Hay Island

Geography
- Location: South western Tasmania
- Coordinates: 43°21′36″S 145°56′24″E﻿ / ﻿43.36000°S 145.94000°E
- Archipelago: Swainson Islands Group
- Adjacent to: Southern Ocean;; Port Davey;
- Area: 1.85 ha (4.6 acres)
- Highest elevation: 78 m (256 ft)

Administration
- Australia
- State: Tasmania
- Region: South West

Demographics
- Population: Unpopulated

= Hay Island (Tasmania) =

Island in Tasmania, Australia

The Hay Island is an unpopulated island located close to the south-western coast of Tasmania, Australia.
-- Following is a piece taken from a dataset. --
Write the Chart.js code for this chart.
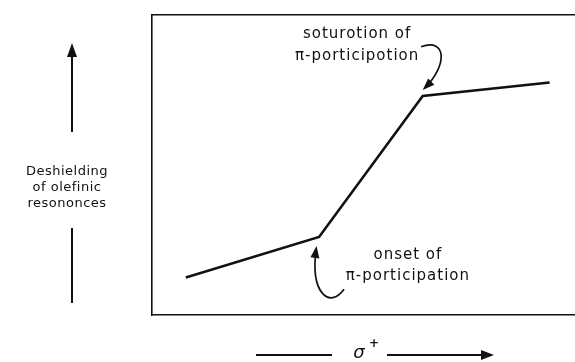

Situated near where the mouth of Port Davey meets the Southern Ocean, the 1.85 ha island with an elevation of 78 m above sea level, is part of the Swainson Islands Group, and comprises part of the Southwest National Park and the Tasmanian Wilderness World Heritage Site.

==Fauna==
The island is part of the Port Davey Islands Important Bird Area, so identified by BirdLife International because of its importance for breeding seabirds. Recorded breeding seabird and wader species are the short-tailed shearwater (7500 pairs) and fairy prion (1-2000 pairs).